After a hard-fought ultimate game,
I’ve awakened from a refreshing nap and an equally refreshing shower ready to
take on the next review in the CD Odyssey.
Disc 425 is…Opiate
Artist: Tool
Year of Release: 1992
What’s up with the Cover? It’s fun with double exposures! Here, the result is a creepy six armed priest. Listen to enough Tool and you’ll quickly
discover they’re not too keen on religion.
How I Came To Know It: This was another album
that my old roommate Greg put me on to (along with “Undertow” reviewed back at
Disc 131). Greg was in on the whole
Tool scene from the ground floor, and brought me along for the ride.
How It Stacks Up: I have five Tool albums. “Opiate” is only an EP, so it is hard to
compare, but I’ll put it 4th anyway.
Rating: 4 stars
“Opiate” is only an EP, but in
just six songs it captures just as much of Tool’s ferocity as any of their
excellent works that would follow. Here,
in 1992 we see the beginning of a musical journey that form legions of
dedicated fans, throngs of enthralled critics and more than likely a few
sleepless nights for the more squeamish among us.
Tool is a band that gives voice to
the underbelly of existence. Lead singer
Maynard James Keenan isn’t interested in sharing his love of puppies with us. He prefers to explore the mysteries of the
universe, usually finding them cold and discomfiting.
When he sings about the human
condition, and he finds unexpected kinships in our insecurities. On “Opiate” this is exemplified by “Cold and Ugly” a song about facades and
fears:
“Trembling at the thought of feeling
Wide awake and
keeping distance
Nothing seems to penetrate
her.
‘cause she's scared as hell.
“I am frightened too
I am frightened”
When Keenan sings “I am frightened too” it comes from a
deep an honest place where he sounds genuinely frightened; for himself, for the
girl in the song, maybe for all of us.
It isn’t often you’ll hear a metal lyric that admits to being scared,
but that is the charm and the horror of Tool.
They scare you into paying attention to the lizard brain inside all of
us, and that rarely paints a pretty picture.
When “Opiate” strolls away from
the personal experience, it tends to get even darker.

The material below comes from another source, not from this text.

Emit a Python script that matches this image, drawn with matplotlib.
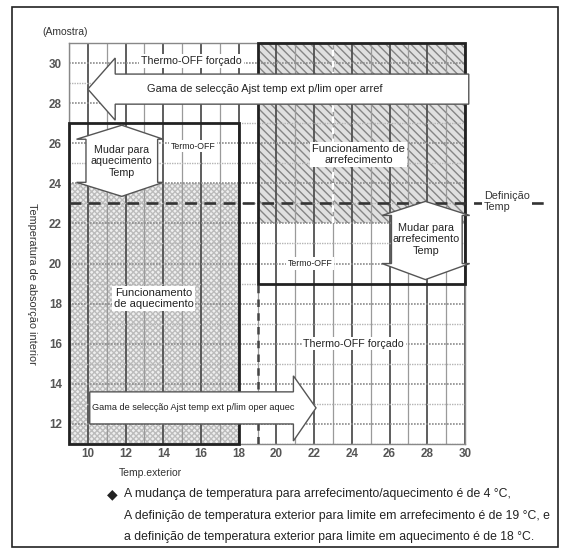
import matplotlib
matplotlib.use("Agg")
import matplotlib.pyplot as plt
from matplotlib.patches import Rectangle, Polygon

plt.rcParams["font.family"] = ["Liberation Sans", "DejaVu Sans"]

# ── Dados ─────────────────────────────────────────────────
x_lim = (9, 30)
y_lim = (11, 31)
x_ticks = [10, 12, 14, 16, 18, 20, 22, 24, 26, 28, 30]
y_ticks = [12, 14, 16, 18, 20, 22, 24, 26, 28, 30]
x_minor = [9, 11, 13, 15, 17, 19, 21, 23, 25, 27, 29]
y_minor = [11, 13, 15, 17, 19, 21, 23, 25, 27, 29]

heat_box = (9, 18, 11, 27)        # x0, x1, y0, y1
heat_fill_top = 24
cool_box = (19, 30, 19, 31)
cool_fill_bottom = 22
set_temp = 23
cool_limit = 19

# setas (polígonos em coordenadas de temperatura)
arrow_arref = [(10, 28.7), (11.45, 30.25), (11.45, 29.45), (30.2, 29.45),
               (30.2, 27.95), (11.45, 27.95), (11.45, 27.15)]
arrow_aquec = [(22.1, 12.8), (20.9, 14.4), (20.9, 13.6), (10.1, 13.6),
               (10.1, 12.0), (20.9, 12.0), (20.9, 11.15)]
arrow_mud_aq = [(11.8, 26.9), (14.0, 26.2), (13.7, 26.2), (13.7, 24.05),
                (14.0, 24.05), (11.8, 23.35), (9.4, 24.05), (9.9, 24.05),
                (9.9, 26.2), (9.4, 26.2)]
arrow_mud_ar = [(27.9, 23.1), (30.25, 22.4), (29.85, 22.4), (29.85, 20.0),
                (30.25, 20.0), (27.9, 19.2), (25.6, 20.0), (26.1, 20.0),
                (26.1, 22.4), (25.6, 22.4)]

region_labels = [
    ("Thermo-OFF forçado", 15.5, 30.1, 7.7),
    ("Gama de selecção Ajst temp ext p/lim oper arref", 19.4, 28.7, 7.9),
    ("Termo-OFF", 15.6, 25.85, 6.3),
    ("Funcionamento de\narrefecimento", 24.35, 25.45, 8.0),
    ("Termo-OFF", 21.8, 20.0, 6.3),
    ("Funcionamento\nde aquecimento", 13.5, 18.25, 8.0),
    ("Thermo-OFF forçado", 24.1, 16.0, 7.7),
]
arrow_labels = [
    ("Gama de selecção Ajst temp ext p/lim oper aquec", 15.6, 12.8, 6.6),
    ("Mudar para\naquecimento\nTemp", 11.8, 25.1, 7.7),
    ("Mudar para\narrefecimento\nTemp", 27.95, 21.2, 7.8),
]
note_lines = [
    "A mudança de temperatura para arrefecimento/aquecimento é de 4 °C,",
    "A definição de temperatura exterior para limite em arrefecimento é de 19 °C, e",
    "a definição de temperatura exterior para limite em aquecimento é de 18 °C.",
]

# ── Figura ────────────────────────────────────────────────
fig = plt.figure(figsize=(5.63, 5.49), dpi=100)
ax = fig.add_axes([69 / 563, 1 - 444 / 549, 396 / 563, 401 / 549])
ax.set_xlim(*x_lim)
ax.set_ylim(*y_lim)
ax.set_xticks(x_ticks)
ax.set_yticks(y_ticks)
ax.set_xticks(x_minor, minor=True)
ax.set_yticks(y_minor, minor=True)
ax.tick_params(which="both", length=0)
ax.tick_params(axis="x", pad=3)
ax.tick_params(axis="y", pad=5)
for lab in ax.get_xticklabels() + ax.get_yticklabels():
    lab.set_fontsize(8.4)
    lab.set_fontweight("bold")
    lab.set_color("#555555")
for s in ax.spines.values():
    s.set_color("#888888")
    s.set_linewidth(1.0)

ax.set_axisbelow("line")
ax.grid(which="major", axis="x", color="#505050", lw=1.3)
ax.grid(which="minor", axis="x", color="#9a9a9a", lw=0.9)
ax.grid(which="major", axis="y", color="#8c8c8c", lw=1.2, ls=(0, (1, 0.8)))
ax.grid(which="minor", axis="y", color="#b4b4b4", lw=1.0, ls=(0, (1, 0.8)))

# regiões preenchidas
hx0, hx1, hy0, hy1 = heat_box
ax.add_patch(Rectangle((hx0, hy0), hx1 - hx0, heat_fill_top - hy0,
                       facecolor="#efefef", edgecolor="#bcbcbc", lw=0,
                       hatch="xxxxxx", zorder=1))
cx0, cx1, cy0, cy1 = cool_box
ax.add_patch(Rectangle((cx0, cool_fill_bottom), cx1 - cx0, cy1 - cool_fill_bottom,
                       facecolor="#e0e0e0", edgecolor="#858585", lw=0,
                       hatch="\\\\\\\\", zorder=1))
ax.plot([23, 23], [cool_fill_bottom, cy1], color="white", lw=1.6,
        ls=(0, (3, 2)), zorder=2.6)

# contornos
ax.add_patch(Rectangle((hx0, hy0), hx1 - hx0, hy1 - hy0, fill=False,
                       edgecolor="#222222", lw=2.0, zorder=3, clip_on=False))
ax.add_patch(Rectangle((cx0, cy0), cx1 - cx0, cy1 - cy0, fill=False,
                       edgecolor="#222222", lw=2.0, zorder=3, clip_on=False))
ax.plot([cool_limit, cool_limit], [y_lim[0], cy0], color="#444444", lw=1.8,
        ls=(0, (3, 2.5)), zorder=3)

# linha da temperatura definida (sai do gráfico para a direita)
ax.plot([x_lim[0], 34.4], [set_temp, set_temp], color="#333333", lw=1.9,
        ls=(0, (4.5, 2.8)), zorder=3, clip_on=False)
ax.text(31.0, set_temp + 0.1, "Definição\nTemp", fontsize=7.8, color="#333333",
        ha="left", va="center", linespacing=1.2, zorder=6,
        bbox=dict(facecolor="white", edgecolor="none", pad=1.5))

# setas
for pts in (arrow_arref, arrow_aquec, arrow_mud_aq, arrow_mud_ar):
    ax.add_patch(Polygon(pts, closed=True, facecolor="white",
                         edgecolor="#555555", lw=1.0, zorder=4, clip_on=False))

for txt, x, y, fs in region_labels:
    ax.text(x, y, txt, fontsize=fs, color="#222222", ha="center",
            va="center", linespacing=1.15, zorder=6,
            bbox=dict(facecolor="white", edgecolor="none", pad=1.2))
for txt, x, y, fs in arrow_labels:
    ax.text(x, y, txt, fontsize=fs, color="#222222", ha="center",
            va="center", linespacing=1.2, zorder=6)

# textos fora dos eixos
fig.text(42 / 563, 1 - 32 / 549, "(Amostra)", fontsize=7.5, color="#333333",
         ha="left", va="center")
fig.text(32 / 563, 1 - 284 / 549, "Temperatura de absorção interior",
         fontsize=7.8, color="#333333", rotation=270, ha="center", va="center")
fig.text(150 / 563, 1 - 473 / 549, "Temp.exterior", fontsize=7.5,
         color="#333333", ha="center", va="center")

fig.text(112 / 563, 1 - 494 / 549, "◆", fontsize=10, family="DejaVu Sans",
         color="#222222", ha="center", va="center")
for i, line in enumerate(note_lines):
    fig.text(124 / 563, 1 - (494 + 21.5 * i) / 549, line, fontsize=8.8,
             color="#222222", ha="left", va="center")

# moldura exterior
fig.add_artist(Rectangle((12 / 563, 0.003), 546 / 563, 0.984, fill=False,
                         edgecolor="#222222", lw=1.2,
                         transform=fig.transFigure))

fig.savefig("out.png", dpi=100)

Focusing on the realm of the civilized, Keenan
sees only hypocrisy and self-serving power structures. “Hush”
is a guttural scream of defiance against censorship in all its forms, replete
with and a torrent of expletives that seem entirely at home within Keenan’s core
anger that he can’t say what he wants to, even if he’s not serious. Everyone has to govern what they say once in
a while, of course, but Tool gives a voice to the frustration that can cause.

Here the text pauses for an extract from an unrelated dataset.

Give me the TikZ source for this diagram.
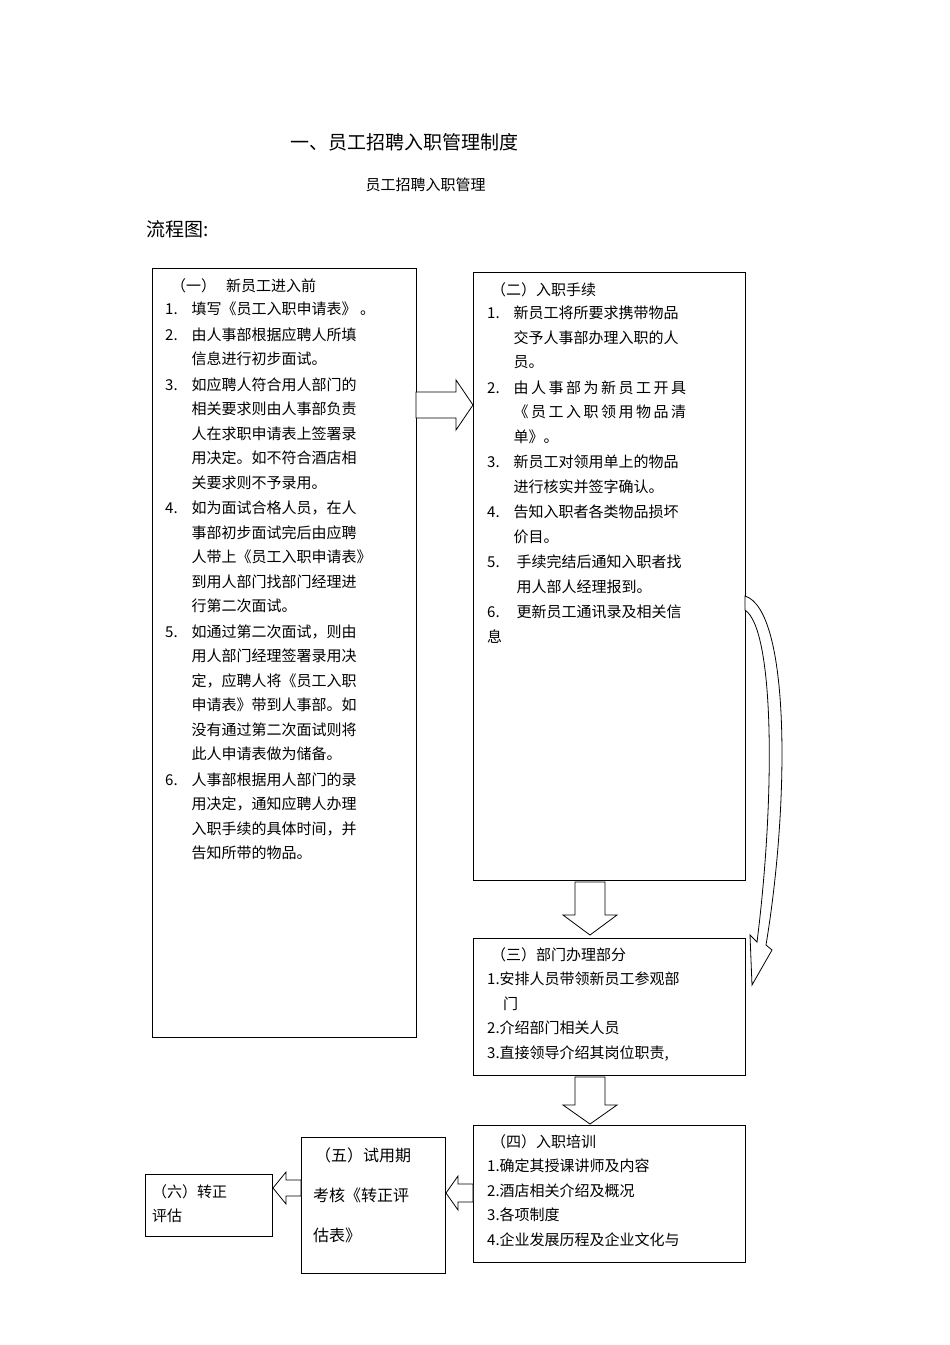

It is hard to figure what they
feel they can’t say on this first record, mind you. Topics include nightmares, fear, censorship,
masturbation (strangely not the song
called “Jerk Off”), murder and on the
title track, a vicious assault on organized religion.
Most metal songs called “Opiate” would be about drug use, but
leave it to Tool to be referencing Karl Marx’s famous quote about religion. I’ll leave whatever you think of that to you –
I blog about music, not politics or religion – but the song itself is a breath stealing
five minutes and twenty seconds. Like a
breath, it flows in and out, now slow and troubled, now fast and angry until it
ultimately explodes into a minute long drum solo that I can only call a rape of
the ears.
After the song ends (it is the
final one on the album) we get that annoying habit of early nineties metal
albums; the hidden track. This one comes
after about a minute of silence, and is a fairly entertaining little tale of a
couple of oddball characters that go a bit crazy. One takes acid and thinks he’s a fire hose,
and another takes ecstasy and has sex with the furniture. I wish it were a separate track, and if it
were I’d still listen to it, but it is a minor qualm on an otherwise great
record.
The high degree of musicianship the
band would later become famous for is on early display throughout. Most EPs you will hear from early in a band’s
career sound like they were recorded in an oil barrel and only listenable
because you can hear the promise of what will come later in the band’s
career. Not so, Tool, who Apollo-like spring
fully clothed from the head of rock, playing intricate arrangements as tightly
as any ten year veterans.
The album is anchored by the rhythm
section of Paul D’Amour’s bass and Danny Carey’s drums. Carey is always great, and has gone on to
have a body of work only matched by Rush’s Neil Peart in terms of its ambition
and ability. D’Amour left the band in
1995 and despite the great bass playing on later records, listening to “Opiate”
made me wish he’d been there for their full career.
Like the full-length albums that
would follow it, “Opiate” isn’t music for the squeamish, and it doesn’t pull
its punches. If you are easily offended,
seek your pleasures elsewhere. As for
me, I think it is yet another classic entry in Tool’s great discography that
has only one serious weakness; it’s too short.
Best tracks: Hush, Cold and Ugly, Opiate.